Chinese hackers reportedly attacked Australia’s Western parliamentary email network earlier this month as a part of a massive global cyber-attack involving Microsoft software.
The online strike, which was detected on March 4 in the middle of the state election campaign, prompted intervention from Australia’s cybersecurity watchdog in Canberra, reported Australian ABC. “Please be advised that the Parliament mail server has been hit with a cyber-attack,” WA politicians were warned at the time.
“Consequently, the mail server will be down until further notice,” a text message sent by the Department of Parliamentary Services advised.
An investigation by Western Australia’s Parliamentary Services Department has since concluded no sensitive data was stolen in the attack.

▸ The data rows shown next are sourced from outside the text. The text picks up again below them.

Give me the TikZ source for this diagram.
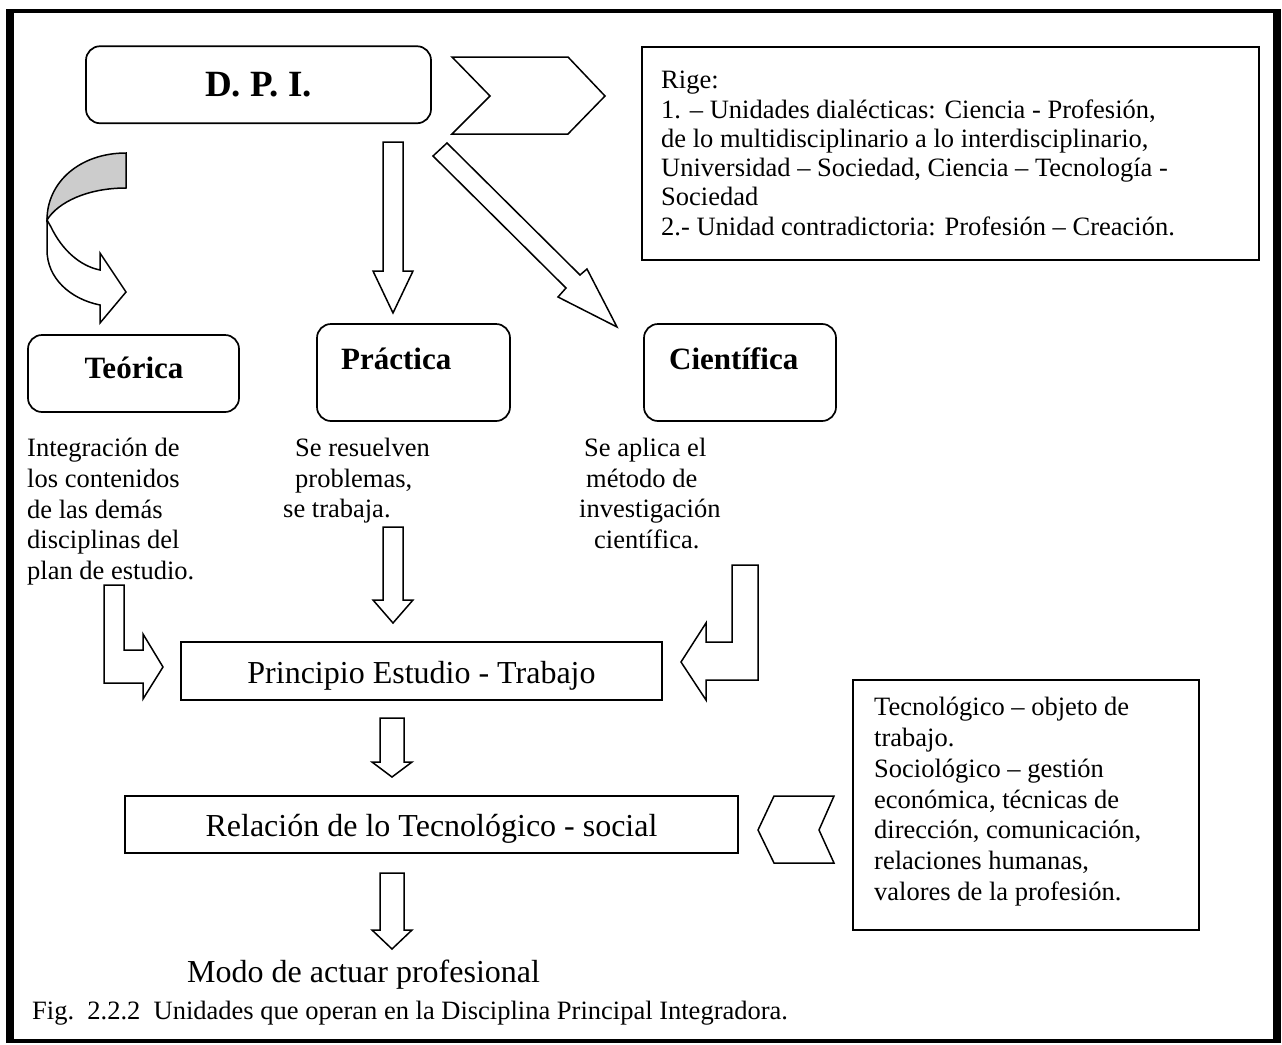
\documentclass[tikz,border=0pt]{standalone}
\usepackage{fontspec}
\setmainfont{Liberation Serif}
\begin{document}
\begin{tikzpicture}[x=1pt,y=-1pt,
  box/.style={draw,line width=1.7pt,inner sep=0pt},
  rbox/.style={box,rounded corners=14pt},
  blk/.style={draw,fill=white,line width=1.5pt,line join=miter},
  body/.style={font=\fontsize{26.5}{30.7}\selectfont,align=left,inner sep=0pt,anchor=north west},
  head/.style={font=\fontsize{31}{36}\selectfont\bfseries,inner sep=0pt},
  big/.style={font=\fontsize{32}{38}\selectfont,inner sep=0pt}]
\useasboundingbox (0,0) rectangle (1282,1044);

% page frame
\draw[line width=3.5pt] (10,11) rectangle (1276.5,1041);
\draw[line width=8pt] (10,9.25) -- (10,1042.75);
\draw[line width=8pt] (1276.5,9.25) -- (1276.5,1042.75);

% boxes
\node[rbox,minimum width=345pt,minimum height=77pt] (dpi) at (258.5,84.75) {};
\node[font=\fontsize{37}{42}\selectfont\bfseries,inner sep=0pt,anchor=base] (dpitxt) at (258.5,96) {D. P. I.};

\node[box,line width=1.4pt,minimum width=617pt,minimum height=213pt] (rige) at (950.5,153.5) {};
\node[body,font=\fontsize{26.5}{29.3}\selectfont] (rigetxt) at (661,71) {Rige:\\
1. – Unidades dialécticas: Ciencia - Profesión,\\
de lo multidisciplinario a lo interdisciplinario,\\
Universidad – Sociedad, Ciencia – Tecnología -\\
Sociedad\\
2.- Unidad contradictoria: Profesión – Creación.};

\node[rbox,minimum width=211pt,minimum height=77pt] (teo) at (133.5,373.5) {};
\node[head,anchor=base] (teotxt) at (134,378) {Teórica};
\node[rbox,minimum width=193pt,minimum height=97pt] (pra) at (413.5,372.5) {};
\node[head,anchor=base west] (pratxt) at (341,369) {Práctica};
\node[rbox,minimum width=192pt,minimum height=97pt] (cie) at (740,372.5) {};
\node[head,anchor=base west] (cietxt) at (669,369) {Científica};

% descriptions under the three kinds of work
\node[body] (teodesc) at (27,438) {Integración de\\los contenidos\\de las demás\\disciplinas del\\plan de estudio.};
\node[body] (pradesc) at (283,438) {\hspace*{12pt}Se resuelven\\\hspace*{12pt}problemas,\\se trabaja.};
\node[body] (ciedesc) at (579,438) {\hspace*{5pt}Se aplica el\\\hspace*{7pt}método de\\investigación\\\hspace*{15pt}científica.};

\node[box,minimum width=481pt,minimum height=58pt] (pri) at (421.5,671) {};
\node[big,anchor=base] (pritxt) at (421.5,683) {Principio Estudio - Trabajo};
\node[box,minimum width=613pt,minimum height=57pt] (rel) at (431.5,824.5) {};
\node[big,anchor=base] (reltxt) at (431.5,836) {Relación de lo Tecnológico - social};

\node[box,line width=1.4pt,minimum width=346pt,minimum height=250pt] (tec) at (1026,805) {};
\node[body,font=\fontsize{26.5}{30.8}\selectfont] (tectxt) at (874,697) {Tecnológico – objeto de\\trabajo.\\Sociológico – gestión\\económica, técnicas de\\dirección, comunicación,\\relaciones humanas,\\valores de la profesión.};

\node[big,anchor=base west] (modo) at (187,982) {Modo de actuar profesional};
\node[body,anchor=base west] (caption) at (32,1019) {Fig.\ \ 2.2.2\ \ Unidades que operan en la Disciplina Principal Integradora.};

% chevrons
\draw[blk] (452,57) -- (568,57) -- (605,96) -- (568,134) -- (452,134) -- (490,96) -- cycle;
\draw[blk] (774,796) -- (834,796) -- (819,830) -- (834,863) -- (774,863) -- (758,830) -- cycle;

% straight block arrows
\draw[blk] (383,142) -- (403,142) -- (403,271) -- (413,271) -- (393,313) -- (373,271) -- (383,271) -- cycle;
\draw[blk] (447,143) -- (580,275) -- (587,269) -- (617,327) -- (558,297) -- (566,288) -- (433,156) -- cycle;
\draw[blk] (383,527) -- (403,527) -- (403,600) -- (413,600) -- (393,623) -- (373,600) -- (383,600) -- cycle;
\draw[blk] (380,718) -- (404,718) -- (404,762) -- (412,762) -- (392,777) -- (372,762) -- (380,762) -- cycle;
\draw[blk] (380,873) -- (404,873) -- (404,930) -- (412,930) -- (392,949) -- (372,930) -- (380,930) -- cycle;

% bent block arrows
\draw[blk] (104,585) -- (124,585) -- (124,650) -- (143,650) -- (143,634) -- (163,667) -- (143,699) -- (143,683) -- (104,683) -- cycle;
\draw[blk] (732,565) -- (758,565) -- (758,680) -- (706,680) -- (706,700) -- (681,662) -- (706,623) -- (706,642) -- (732,642) -- cycle;

% curved block arrow: shaded back face and white front face
\draw[blk,fill=black!20] (126,153) .. controls (80,153) and (47,182) .. (47,220)
  .. controls (58,202) and (88,188) .. (126,188) -- cycle;
\draw[blk] (51,227) .. controls (62,250) and (80,266) .. (100,270) -- (100,253) -- (126,292)
  -- (100,323) -- (100,305) .. controls (70,299) and (47,278) .. (47,250) -- (47,220) -- cycle;
\end{tikzpicture}
\end{document}
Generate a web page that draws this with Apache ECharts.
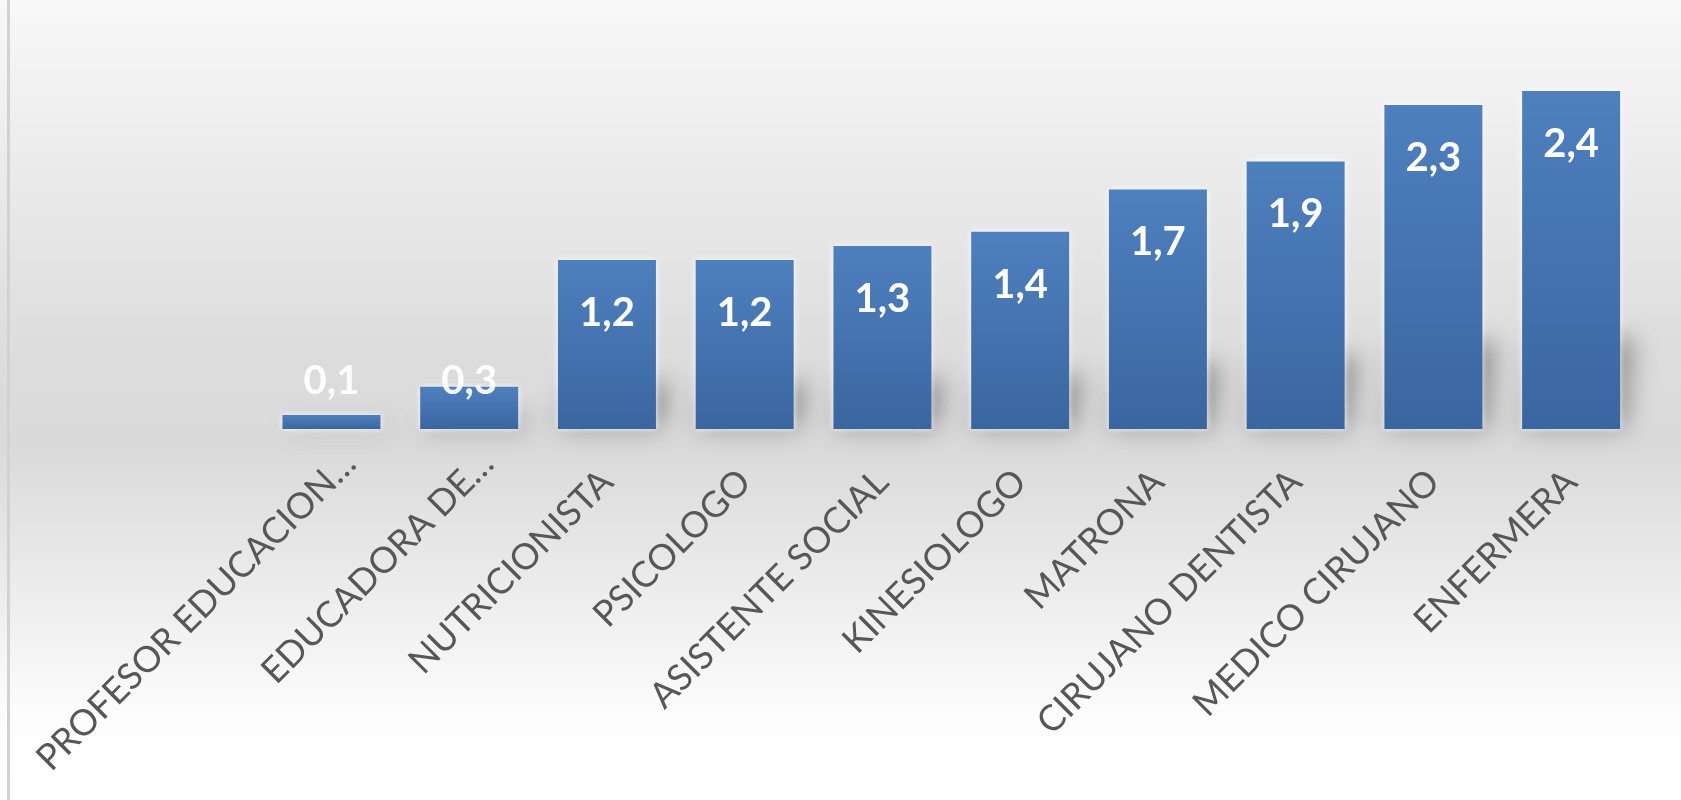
<!DOCTYPE html>
<html>
<head>
<meta charset="utf-8">
<script src="https://cdn.jsdelivr.net/npm/echarts@6/dist/echarts.min.js"></script>
<style>
  html, body { margin: 0; padding: 0; }
  #chart { width: 1681px; height: 800px; }
</style>
</head>
<body>
<div id="chart"></div>
<script>
// Professions (categories) and their values
const categories = [
  'PROFESOR EDUCACION…',
  'EDUCADORA DE…',
  'NUTRICIONISTA',
  'PSICOLOGO',
  'ASISTENTE SOCIAL',
  'KINESIOLOGO',
  'MATRONA',
  'CIRUJANO DENTISTA',
  'MEDICO CIRUJANO',
  'ENFERMERA'
];
const values = [0.1, 0.3, 1.2, 1.2, 1.3, 1.4, 1.7, 1.9, 2.3, 2.4];

const fmt = v => String(v.toFixed(1)).replace('.', ',');

const LABEL_FONT = 36;
const LABEL_FAMILY = 'Lato';

// Truncated names sit a little further along their baseline
const measureCtx = document.createElement('canvas').getContext('2d');
measureCtx.font = LABEL_FONT + 'px ' + LABEL_FAMILY;
const truncShift = 26;
const rich = {};
categories.forEach((c, i) => {
  if (c.endsWith('…')) {
    rich['t' + i] = {
      width: Math.max(10, measureCtx.measureText(c).width - truncShift),
      align: 'left',
      overflow: 'none'
    };
  }
});

const chart = echarts.init(document.getElementById('chart'), null, { renderer: 'canvas' });

// Short bars get their label placed just above the baseline
const barData = values.map(v => v < 0.5
  ? { value: v, label: { position: 'insideBottom', distance: 48, verticalAlign: 'middle', color: 'rgba(255,255,255,0.92)' } }
  : v);

const OFF = 4000; // shadow shapes are drawn off-canvas; only their blurred shadow shows

const option = {
  backgroundColor: {
    type: 'linear', x: 0, y: 0, x2: 0, y2: 1,
    colorStops: [
      { offset: 0, color: '#f8f8f8' },
      { offset: 0.45, color: '#dcdcdc' },
      { offset: 0.56, color: '#dadada' },
      { offset: 0.9, color: '#fdfdfd' },
      { offset: 1, color: '#ffffff' }
    ]
  },
  graphic: [
    { type: 'rect', left: 7, top: 0, shape: { width: 3, height: 800 }, style: { fill: '#d2d2d2' }, z: 10 }
  ],
  grid: { left: 262.6, right: 41, top: 6.5, bottom: 371, containLabel: false, outerBoundsMode: 'none' },
  xAxis: {
    type: 'category',
    data: categories,
    axisLine: { show: false },
    axisTick: { show: false },
    axisLabel: {
      interval: 0,
      rotate: 45,
      margin: 47,
      color: '#575757',
      fontFamily: LABEL_FAMILY,
      fontSize: LABEL_FONT,
      formatter: (val, idx) => rich['t' + idx] ? '{t' + idx + '|' + val + '}' : val,
      rich: rich
    }
  },
  yAxis: {
    type: 'value',
    min: 0,
    max: 3,
    show: false,
    splitLine: { show: false }
  },
  series: [
    {
      // soft perspective shadow falling behind each bar
      type: 'custom',
      clip: false,
      silent: true,
      z: 1,
      data: values.map((v, i) => [i, v]),
      renderItem: function (params, api) {
        const base = api.coord([api.value(0), 0]);
        const top = api.coord([api.value(0), api.value(1)]);
        const h = (base[1] - top[1]) * 0.27;
        const w = api.size([1, 0])[0] * 0.71;
        const cx = base[0];
        const skew = 14;
        return {
          type: 'polygon',
          shape: {
            points: [
              [cx - w / 2 - OFF, base[1]],
              [cx + w / 2 + 6 - OFF, base[1]],
              [cx + w / 2 + skew - OFF, base[1] - h],
              [cx - w / 2 + skew - OFF, base[1] - h]
            ]
          },
          style: {
            fill: '#000',
            shadowColor: 'rgba(50,50,50,0.42)',
            shadowBlur: 24,
            shadowOffsetX: OFF,
            shadowOffsetY: 0
          }
        };
      }
    },
    {
      type: 'bar',
      data: barData,
      barWidth: 98,
      z: 2,
      itemStyle: {
        color: {
          type: 'linear', x: 0, y: 0, x2: 0, y2: 1,
          colorStops: [
            { offset: 0, color: '#4e80be' },
            { offset: 1, color: '#3a66a0' }
          ]
        },
        shadowColor: 'rgba(255,255,255,0.95)',
        shadowBlur: 6
      },
      label: {
        show: true,
        position: ['50%', 53],
        align: 'center',
        verticalAlign: 'middle',
        color: '#ffffff',
        fontFamily: 'Lato',
        fontWeight: 'bold',
        fontSize: 40,
        formatter: p => fmt(p.value)
      }
    }
  ]
};

chart.setOption(option);
</script>
</body>
</html>
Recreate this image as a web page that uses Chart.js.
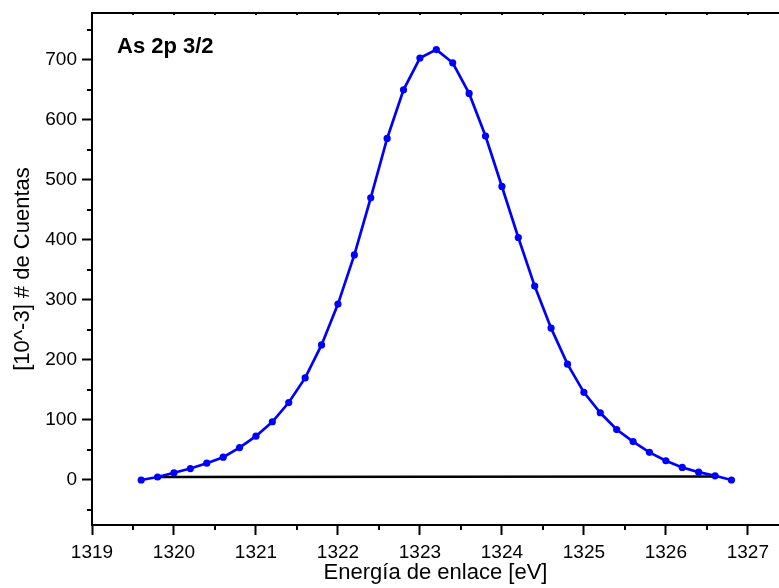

“As soon as we became aware of the attack, we immediately disconnected the email server,” WA’s Executive Manager of Parliamentary Services Rob Hunter told the ABC.
On March 3, and again on March 9, the Australian Cyber Security Centre (ACSC) published an alert on its website urging organisations using Microsoft Exchange to urgently patch a number of vulnerabilities.
Earlier this month, Microsoft said that the flaw was being used by a Chinese state-sponsored hacking group to target a variety of organisations.
Cybersecurity group FireEye said in a blog post late Thursday night that hackers had been in at least one client’s system since January, and that they had gone after “US-based retailers, local governments, a university, and an engineering firm,” along with a Southeast Asian government and a Central Asian telecom group.
Last week, Australian Assistant Defence Minister Andrew Hastie told the ABC the government would not publicly discuss which public or private organisations may have been hit by the attack.
“It’s time we start thinking about the cyber domain as a battlefield and you certainly don’t advertise where you’re weak, wounded or vulnerable on the battlefield,” he said.
In a statement, the Chinese Embassy described the allegation behind the attack as “deplorable”.
Last year, Prime Minister Scott Morrison said that Australia’s government and institutions are being targeted by ongoing sophisticated state-based cyber hacks.
Morrison said the cyberattacks were widespread, covering “all levels of government” as well as essential services and businesses.
In 2019, the Australian National University said it had been hacked by a sophisticated operation that had accessed staff and student details.
Australia’s main political parties and parliament were hit by a “malicious intrusion” earlier in 2019, also attributed to a “sophisticated state actor”.